The fuss is about this (from the article):
But the authors worry that the department, as it is structured both strategically and financially right now, would not be able to successfully manage two conflicts at once – or be guaranteed victory in even one, should it come down to a fight with Russia or China.
Talk about folie de grandeur of unimaginable scale (see Report). One may ask the question on how those people in National Defense Strategy Commission really envision, say war against Russia alone. It is really a fascinating, for all the wrong reasons, scenario since, I am sure, these guys (such as former CNO Admiral Gary Roughead among other 11 members of this Commission) try to play this scenario strictly in conventional framework, because otherwise the United States as a state will cease to exist.
I was thinking about this, not to mention getting tired of reading all kinds of alarmist, justified and not, as in this case, "reports" and here is my simple take.
1. United States never fought against first-rate, well-trained, equipped and determined adversary which can match US capabilities across the whole spectrum of modern warfare. US fought in Vietnam where it lost to determined but largely peasant force with only some very few capabilities of a first world army, it fought in Korea where it ended with bloody stalemate and, of course, US had its turkey shoot against grossly incompetent Saddam's Army. US armed forces never fought in their modern history against the adversary capable to strike (conventionally) to the strategic depth. That means under no conditions were US troops, their rear services, bases, strategic command and control assets, ammunition stocks etc. subjected to a serious (and sustained) fire impact since one day Pearl Harbor affair. Of course, we do not even talk about US proper.
2. United States doesn't have effective battle field air defense capable to prevent such a (stand-off) impact--no US AD complex is capable to reliably intercept most Russia's stand-off weapons thus exposing every single US combat asset on the theater of operations.
3. A painful issue of US air assets--good luck dealing with the best air-defense in the world. A single regiment of S-300 PMU2 in Syria shut down Israeli Air Force (equipped with much vaunted F-35) operations over coastal Syria.
4. Ground forces? Another wowser since nobody knows how US ground forces will fare against steady and fast attrition of its assets against arguably best anti-armor and area-impact weapons in the world. US simply has no historic experience with that under the conditions of very limited resources and manufacturing base being destroyed (conventionally) domestically.

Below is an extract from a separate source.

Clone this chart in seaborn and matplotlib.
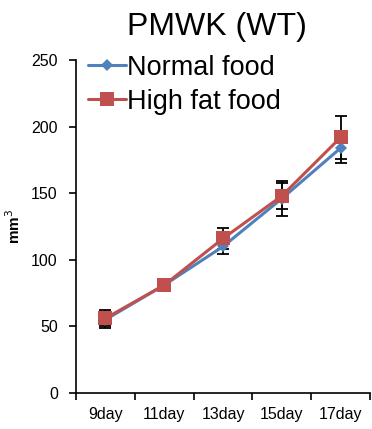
import numpy as np
import pandas as pd
import matplotlib
matplotlib.use("Agg")
import matplotlib.pyplot as plt
import seaborn as sns

days = ["9day", "11day", "13day", "15day", "17day"]
normal = [55, 81, 110, 146, 184]
normal_err = [6, 3, 6, 13, 11]
high_fat = [56, 81, 116, 148, 192]
high_fat_err = [6, 4, 8, 10, 16]

sns.set_style("white")
plt.rcParams["font.family"] = ["Liberation Sans", "DejaVu Sans"]
plt.rcParams["text.color"] = "black"
plt.rcParams["axes.labelcolor"] = "black"
plt.rcParams["xtick.color"] = "black"
plt.rcParams["ytick.color"] = "black"

df = pd.DataFrame({
    "day": days * 2,
    "x": list(range(len(days))) * 2,
    "vol": normal + high_fat,
    "group": ["Normal food"] * 5 + ["High fat food"] * 5,
})
sizes = {"D": 6, "s": 10}

fig = plt.figure(figsize=(3.72, 4.29), dpi=100)
ax = fig.add_axes([0.204, 0.084, 0.791, 0.776])

# error bars first, black caps
ax.errorbar(range(5), normal, yerr=normal_err, fmt="none", ecolor="black",
            elinewidth=1.3, capsize=4, capthick=1.3, zorder=1)
ax.errorbar(range(5), high_fat, yerr=high_fat_err, fmt="none", ecolor="black",
            elinewidth=1.3, capsize=4, capthick=1.3, zorder=1)

sns.lineplot(data=df, x="x", y="vol", hue="group", style="group",
             palette={"Normal food": "#4F81BD", "High fat food": "#C0504D"},
             markers={"Normal food": "D", "High fat food": "s"},
             dashes=False, linewidth=2.2, ax=ax, zorder=3)
for line in ax.lines:
    if line.get_marker() in sizes:
        line.set_markersize(sizes[line.get_marker()])
        line.set_markeredgewidth(0)

ax.set_ylim(0, 250)
ax.set_yticks([0, 50, 100, 150, 200, 250])
ax.set_xlim(-0.5, 4.5)
ax.set_xticks(range(5))
ax.set_xticklabels(days)
ax.set_xticks(np.arange(-0.5, 5, 1), minor=True)
ax.tick_params(axis="x", which="both", bottom=True)
ax.tick_params(axis="x", which="major", length=0, pad=10, labelsize=11.5)
ax.tick_params(axis="x", which="minor", length=5, width=1.2, direction="out", color="black")
ax.tick_params(axis="y", left=True, length=5, width=1.2, direction="out",
               labelsize=11.5, pad=8, color="black")
sns.despine(ax=ax)
for s in ["left", "bottom"]:
    ax.spines[s].set_linewidth(1.2)
    ax.spines[s].set_color("black")

ax.set_xlabel("")
ax.set_ylabel("mm$^3$", fontsize=11, fontweight="bold", labelpad=6)
fig.text(0.583, 0.937, "PMWK (WT)", ha="center", va="center", fontsize=23)

leg = ax.legend(loc="upper left", bbox_to_anchor=(-0.015, 1.065), frameon=False,
                fontsize=19.5, handlelength=1.4, handletextpad=0.05,
                labelspacing=0.3, borderaxespad=0.2)
for h in leg.legend_handles:
    h.set_markersize(sizes[h.get_marker()])
    h.set_markeredgewidth(0)

fig.savefig("out.png", dpi=100)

So, how this Commission envisions such a war is a really funny question. They do state, however:
We recommend that DOD more clearly answer the question of how it intends to accomplish a core theme of the NDS—defeating major power rivals in competition and war. Without a credible approach to winning a war against China or Russia, DOD’s efforts will befor naught
Apart from fluffy (and expected) pseudo-military BS, I have question to this Commission--do they have any idea how it will feel, if they imagine a set-piece (totally unrealistic scenario) battle at Russia's borders in purely conventional way, to lose, say, 150,000 KIAs alone just within one-two months of "fighting"? You say impossible? I would say I am being way too cautious. After all, this is US Army Colonel speaking in 2012 BEFORE certain events unfolded:
In 110 days of fighting the German army in France during 1918, the U.S. Army Expeditionary Force sustained 318,000 casualties, including 110,000 killed in action. That’s the kind of lethality waiting for U.S. forces in a future war with real armies, air forces, air defenses and naval power. Ignoring this reality is the road to future defeats and American decline. It’s time to look beyond the stirring images of infantrymen storming machine-gun nests created by Hollywood and to see war for what it is and will be in the future: the ruthless extermination of the enemy with accurate, devastating firepower from the sea, from the air, from space and from mobile, armored firepower on land.
This should be emblazoned on every wall of any US military-related "think-tank" or "commission" because reality will be even grimmer once one understands that in order for US (NATO) to fight Russia they will need to come into Russia's backyard (Russia is not going to occupy or attack anyone unless attacked first) and people way more capable strategically and tactically than those in Pentagon tried it, not for once, and ended losing not only wars but their armies and states. US military "thinkers" evidently have no grasp of what even conventional war with Russia may bring to the American side--the scale of attrition which will make Vietnam an easy stroll in the park in comparison, albeit Americans who fought there were tough soldiers and good leaders on tactical level. This is not the case today. But General Van Riper's lessons still must be studied to avoid a catastrophe which expects any adversary deciding to fight Russia in her vicinity.
But what is this "crisis" really about? It is actually about not willing to face reality and fight a real war (it is scary and is pregnant with major political consequences), as opposed to comfortable rolling over grossly inferior adversaries. It is about constantly diminishing military capability margin, which was grossly inflated to start with in the wake of the Soviet collapse, and which now is getting to be more proportional to the Empire which is being "cut to size" by geopolitical, economic, military, technological and human reality. So, no--United States is not capable to fight either Russia or China separately, let alone those two simultaneously--this delusional idea was born out of ignorance, hubris and, frankly, lack of knowledge of the real warfare with capable adversaries. Projecting (lack of) "lessons" from Iraq or Afghanistan occupations and (not)fighting there in what is a medium to low intensity conventional (COIN) conflicts onto modern 21st century warfare against nuclear superpowers--it is either, indeed, folie de grandeur or a sign of a mental disorder among those who have to face reality of American very real economic and, with it, military decline. United States either learns to live within its by far not limitless means and accepts the new geopolitical reality, thus preserving own status as one of the few true global superpowers, or it will destroy itself completely trying to retain which it thinks, wrongly, a providence-bestowed crown of hegemon. I feel it is time to address some issues of possible casualties in a conventional conflict. I will do it later.